* _Plotting code records_:
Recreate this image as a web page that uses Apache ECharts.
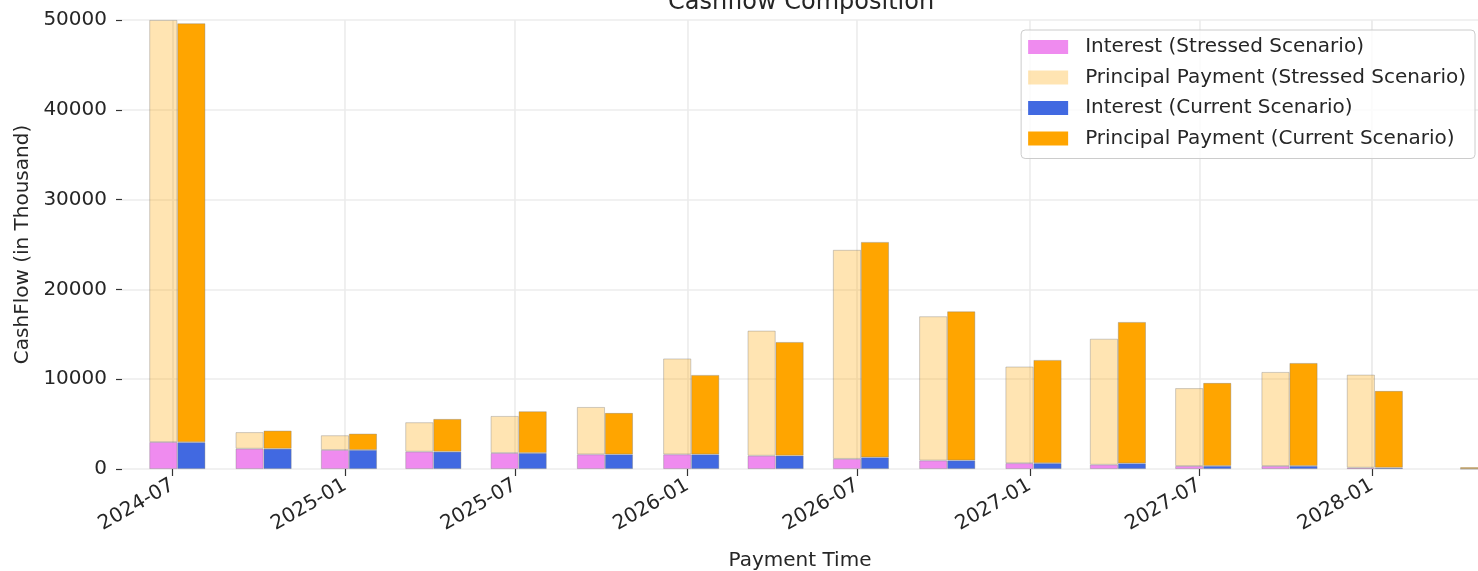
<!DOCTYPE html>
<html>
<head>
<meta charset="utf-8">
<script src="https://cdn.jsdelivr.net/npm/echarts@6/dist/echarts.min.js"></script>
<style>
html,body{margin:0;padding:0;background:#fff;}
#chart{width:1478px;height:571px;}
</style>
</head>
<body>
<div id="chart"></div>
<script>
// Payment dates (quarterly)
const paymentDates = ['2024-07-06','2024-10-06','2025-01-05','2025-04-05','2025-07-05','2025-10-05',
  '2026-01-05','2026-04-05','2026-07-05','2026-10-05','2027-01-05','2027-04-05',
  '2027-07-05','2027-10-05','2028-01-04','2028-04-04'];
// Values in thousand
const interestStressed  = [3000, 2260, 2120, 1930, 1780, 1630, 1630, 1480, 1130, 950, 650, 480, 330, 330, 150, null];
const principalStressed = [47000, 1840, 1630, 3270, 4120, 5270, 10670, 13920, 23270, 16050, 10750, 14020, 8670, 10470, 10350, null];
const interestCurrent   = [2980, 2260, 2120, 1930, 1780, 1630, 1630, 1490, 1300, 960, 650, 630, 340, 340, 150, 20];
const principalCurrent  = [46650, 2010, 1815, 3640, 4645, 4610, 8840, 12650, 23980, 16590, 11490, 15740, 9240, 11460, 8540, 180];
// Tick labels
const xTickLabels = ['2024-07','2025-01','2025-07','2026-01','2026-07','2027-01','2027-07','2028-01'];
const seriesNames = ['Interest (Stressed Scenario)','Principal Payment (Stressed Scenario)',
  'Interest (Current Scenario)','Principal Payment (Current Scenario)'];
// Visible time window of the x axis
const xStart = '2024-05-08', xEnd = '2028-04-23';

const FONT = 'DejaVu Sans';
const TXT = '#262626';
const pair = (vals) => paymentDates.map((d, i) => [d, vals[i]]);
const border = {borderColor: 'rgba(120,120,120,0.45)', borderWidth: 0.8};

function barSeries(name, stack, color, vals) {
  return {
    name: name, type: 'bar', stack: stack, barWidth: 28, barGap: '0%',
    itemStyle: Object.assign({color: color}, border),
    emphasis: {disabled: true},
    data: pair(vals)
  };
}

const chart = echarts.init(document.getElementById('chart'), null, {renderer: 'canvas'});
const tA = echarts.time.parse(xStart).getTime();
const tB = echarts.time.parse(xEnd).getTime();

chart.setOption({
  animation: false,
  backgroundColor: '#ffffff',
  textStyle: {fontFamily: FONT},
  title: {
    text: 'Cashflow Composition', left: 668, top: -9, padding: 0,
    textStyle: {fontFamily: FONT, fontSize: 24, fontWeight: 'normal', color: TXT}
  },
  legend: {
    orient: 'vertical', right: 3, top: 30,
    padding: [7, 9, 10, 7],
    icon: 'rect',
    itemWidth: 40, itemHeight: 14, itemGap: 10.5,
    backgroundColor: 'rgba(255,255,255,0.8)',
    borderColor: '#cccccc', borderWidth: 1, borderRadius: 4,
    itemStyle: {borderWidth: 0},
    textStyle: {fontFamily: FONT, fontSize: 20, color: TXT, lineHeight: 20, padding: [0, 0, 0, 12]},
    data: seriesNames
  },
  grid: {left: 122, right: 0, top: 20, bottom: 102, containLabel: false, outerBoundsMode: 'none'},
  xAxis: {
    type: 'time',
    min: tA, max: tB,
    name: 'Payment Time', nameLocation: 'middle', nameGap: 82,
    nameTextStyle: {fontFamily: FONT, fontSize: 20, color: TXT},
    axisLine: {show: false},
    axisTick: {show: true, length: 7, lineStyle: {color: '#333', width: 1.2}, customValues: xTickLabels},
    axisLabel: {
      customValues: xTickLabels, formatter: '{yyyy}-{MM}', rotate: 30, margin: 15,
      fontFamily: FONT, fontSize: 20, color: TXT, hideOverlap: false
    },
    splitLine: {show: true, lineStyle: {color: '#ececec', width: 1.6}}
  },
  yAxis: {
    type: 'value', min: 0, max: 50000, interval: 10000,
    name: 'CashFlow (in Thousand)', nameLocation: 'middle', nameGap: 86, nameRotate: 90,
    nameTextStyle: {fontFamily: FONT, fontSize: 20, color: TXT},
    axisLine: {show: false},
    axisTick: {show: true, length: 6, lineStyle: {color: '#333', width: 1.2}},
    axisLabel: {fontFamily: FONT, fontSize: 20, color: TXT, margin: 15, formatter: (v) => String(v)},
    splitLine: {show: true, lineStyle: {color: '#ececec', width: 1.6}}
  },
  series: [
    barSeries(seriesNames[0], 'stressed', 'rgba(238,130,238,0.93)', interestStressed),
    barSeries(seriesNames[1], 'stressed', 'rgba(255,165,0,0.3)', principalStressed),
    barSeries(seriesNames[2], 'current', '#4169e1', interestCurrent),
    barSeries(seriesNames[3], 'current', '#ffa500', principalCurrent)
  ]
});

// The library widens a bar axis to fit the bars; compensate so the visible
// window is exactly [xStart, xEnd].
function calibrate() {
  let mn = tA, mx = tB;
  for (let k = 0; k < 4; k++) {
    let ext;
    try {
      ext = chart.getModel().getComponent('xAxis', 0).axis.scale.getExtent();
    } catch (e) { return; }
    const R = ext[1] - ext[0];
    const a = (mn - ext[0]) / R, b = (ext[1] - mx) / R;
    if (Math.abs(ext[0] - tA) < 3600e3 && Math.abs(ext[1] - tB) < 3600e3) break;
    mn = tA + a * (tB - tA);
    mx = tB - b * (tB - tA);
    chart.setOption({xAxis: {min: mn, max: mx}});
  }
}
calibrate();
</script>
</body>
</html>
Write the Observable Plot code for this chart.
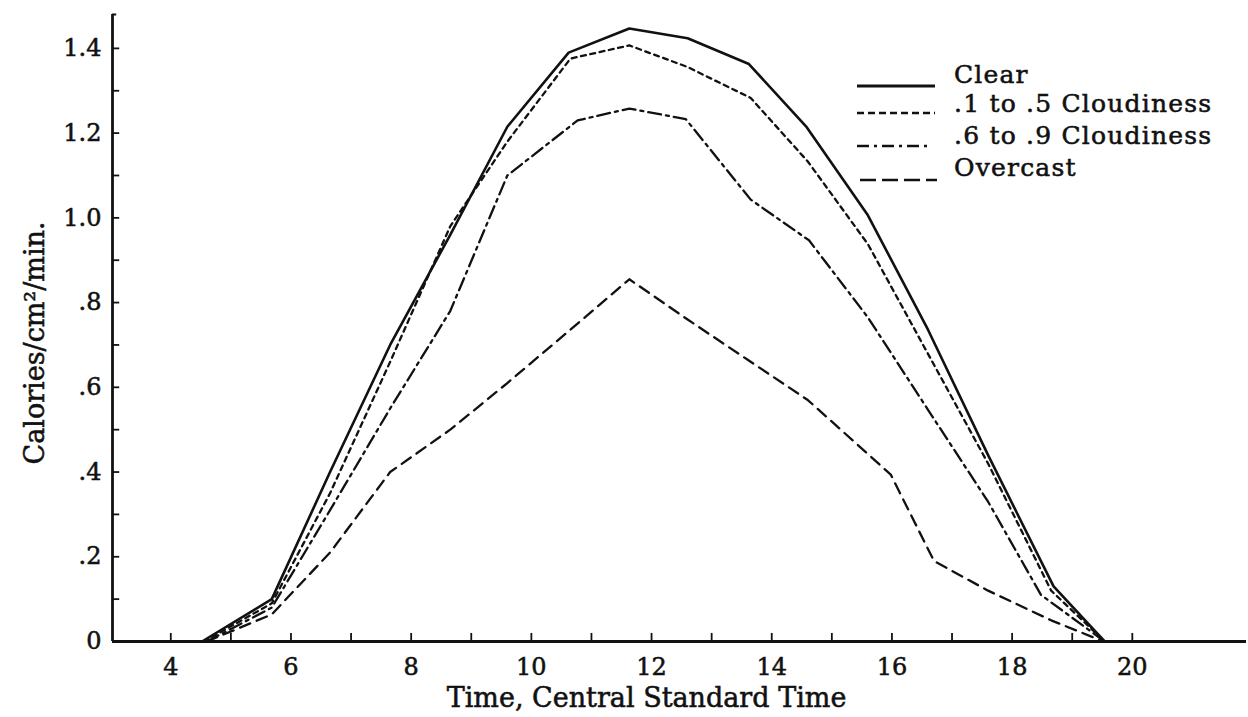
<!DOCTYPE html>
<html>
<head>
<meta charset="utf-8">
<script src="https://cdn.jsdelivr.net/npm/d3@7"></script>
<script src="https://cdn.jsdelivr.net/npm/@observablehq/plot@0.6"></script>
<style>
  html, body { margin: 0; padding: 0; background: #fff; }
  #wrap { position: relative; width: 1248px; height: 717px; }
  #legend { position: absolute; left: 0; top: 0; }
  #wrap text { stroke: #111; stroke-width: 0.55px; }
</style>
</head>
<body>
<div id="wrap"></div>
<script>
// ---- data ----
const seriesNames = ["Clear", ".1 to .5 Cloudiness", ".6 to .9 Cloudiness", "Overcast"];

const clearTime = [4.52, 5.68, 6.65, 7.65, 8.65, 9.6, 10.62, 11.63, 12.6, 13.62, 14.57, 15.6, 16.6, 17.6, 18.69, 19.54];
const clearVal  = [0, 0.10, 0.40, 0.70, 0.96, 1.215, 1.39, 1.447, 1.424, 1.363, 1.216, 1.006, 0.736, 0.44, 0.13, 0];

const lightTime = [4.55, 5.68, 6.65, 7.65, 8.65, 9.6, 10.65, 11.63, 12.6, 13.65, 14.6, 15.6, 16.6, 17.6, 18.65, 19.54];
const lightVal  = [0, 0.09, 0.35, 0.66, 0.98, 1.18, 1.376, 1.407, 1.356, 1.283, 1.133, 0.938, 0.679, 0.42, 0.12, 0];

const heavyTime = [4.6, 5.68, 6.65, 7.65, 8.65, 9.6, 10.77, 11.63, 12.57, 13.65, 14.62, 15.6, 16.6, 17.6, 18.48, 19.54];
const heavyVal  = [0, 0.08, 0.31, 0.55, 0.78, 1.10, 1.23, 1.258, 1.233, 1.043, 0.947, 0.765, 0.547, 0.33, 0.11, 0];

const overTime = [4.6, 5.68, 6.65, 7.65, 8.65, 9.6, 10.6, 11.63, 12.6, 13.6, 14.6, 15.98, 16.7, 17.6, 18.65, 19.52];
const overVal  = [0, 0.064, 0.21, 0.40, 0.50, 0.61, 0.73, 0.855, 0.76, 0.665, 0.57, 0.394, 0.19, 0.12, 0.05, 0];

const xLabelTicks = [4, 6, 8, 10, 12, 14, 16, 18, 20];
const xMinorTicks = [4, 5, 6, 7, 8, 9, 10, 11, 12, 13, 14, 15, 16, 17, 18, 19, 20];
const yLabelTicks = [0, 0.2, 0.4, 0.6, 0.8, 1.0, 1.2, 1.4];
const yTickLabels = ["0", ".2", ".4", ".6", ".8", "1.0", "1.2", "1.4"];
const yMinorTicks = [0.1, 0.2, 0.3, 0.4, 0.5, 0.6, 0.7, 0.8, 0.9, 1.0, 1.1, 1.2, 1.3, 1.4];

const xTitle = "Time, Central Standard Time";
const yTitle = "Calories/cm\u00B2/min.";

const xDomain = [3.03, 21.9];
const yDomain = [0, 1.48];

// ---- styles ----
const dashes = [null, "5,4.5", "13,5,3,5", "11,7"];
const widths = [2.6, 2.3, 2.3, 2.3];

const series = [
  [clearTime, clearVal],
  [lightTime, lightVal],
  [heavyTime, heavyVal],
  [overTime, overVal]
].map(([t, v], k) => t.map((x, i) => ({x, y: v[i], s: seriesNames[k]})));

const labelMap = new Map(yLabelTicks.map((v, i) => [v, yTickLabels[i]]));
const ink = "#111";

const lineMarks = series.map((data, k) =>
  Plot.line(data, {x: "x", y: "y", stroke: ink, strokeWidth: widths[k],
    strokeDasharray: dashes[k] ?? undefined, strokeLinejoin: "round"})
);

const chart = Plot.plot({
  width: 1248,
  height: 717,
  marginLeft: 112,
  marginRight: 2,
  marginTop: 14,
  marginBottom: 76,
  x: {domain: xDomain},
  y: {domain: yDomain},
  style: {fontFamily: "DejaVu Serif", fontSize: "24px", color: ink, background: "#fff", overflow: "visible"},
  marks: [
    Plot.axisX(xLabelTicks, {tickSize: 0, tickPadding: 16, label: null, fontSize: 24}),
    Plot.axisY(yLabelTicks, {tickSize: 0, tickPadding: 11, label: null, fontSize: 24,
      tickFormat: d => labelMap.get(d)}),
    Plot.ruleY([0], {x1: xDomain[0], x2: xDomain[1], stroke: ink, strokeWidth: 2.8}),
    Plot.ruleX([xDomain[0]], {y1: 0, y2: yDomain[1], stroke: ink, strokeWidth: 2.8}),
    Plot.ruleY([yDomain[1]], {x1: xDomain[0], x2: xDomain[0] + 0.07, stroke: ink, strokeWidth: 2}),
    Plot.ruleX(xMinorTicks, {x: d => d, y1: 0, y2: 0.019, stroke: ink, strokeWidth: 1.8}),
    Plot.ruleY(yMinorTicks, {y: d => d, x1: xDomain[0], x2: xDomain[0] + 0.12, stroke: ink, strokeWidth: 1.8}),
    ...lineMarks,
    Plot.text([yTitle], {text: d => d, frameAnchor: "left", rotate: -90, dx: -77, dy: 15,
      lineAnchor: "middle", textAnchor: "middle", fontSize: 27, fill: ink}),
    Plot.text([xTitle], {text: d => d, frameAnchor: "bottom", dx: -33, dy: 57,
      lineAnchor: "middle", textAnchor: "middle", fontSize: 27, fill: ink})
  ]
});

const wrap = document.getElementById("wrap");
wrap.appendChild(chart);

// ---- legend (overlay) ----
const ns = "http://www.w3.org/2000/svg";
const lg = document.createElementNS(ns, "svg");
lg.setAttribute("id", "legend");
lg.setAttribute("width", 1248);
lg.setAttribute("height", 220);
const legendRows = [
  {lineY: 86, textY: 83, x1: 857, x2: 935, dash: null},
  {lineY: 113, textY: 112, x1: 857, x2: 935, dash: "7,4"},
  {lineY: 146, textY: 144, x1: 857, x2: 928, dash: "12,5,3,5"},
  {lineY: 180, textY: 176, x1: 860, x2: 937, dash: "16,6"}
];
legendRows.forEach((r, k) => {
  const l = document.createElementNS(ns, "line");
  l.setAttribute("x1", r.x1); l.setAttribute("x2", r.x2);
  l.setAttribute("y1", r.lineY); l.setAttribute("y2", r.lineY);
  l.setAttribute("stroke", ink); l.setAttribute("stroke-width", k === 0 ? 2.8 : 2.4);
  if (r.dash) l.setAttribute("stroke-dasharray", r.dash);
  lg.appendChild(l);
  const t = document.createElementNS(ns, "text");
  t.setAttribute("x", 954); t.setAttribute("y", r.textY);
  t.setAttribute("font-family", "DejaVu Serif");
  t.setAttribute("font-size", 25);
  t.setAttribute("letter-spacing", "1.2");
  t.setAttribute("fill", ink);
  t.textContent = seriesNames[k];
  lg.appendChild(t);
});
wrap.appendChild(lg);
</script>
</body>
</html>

* _PROBLEM TO SOLVE_: Go through the entries above and copy every line containing "this".

* _RESPONSE BELOW_:
Recreate this image as a web page that uses Apache ECharts.
Write the Observable Plot code for this chart.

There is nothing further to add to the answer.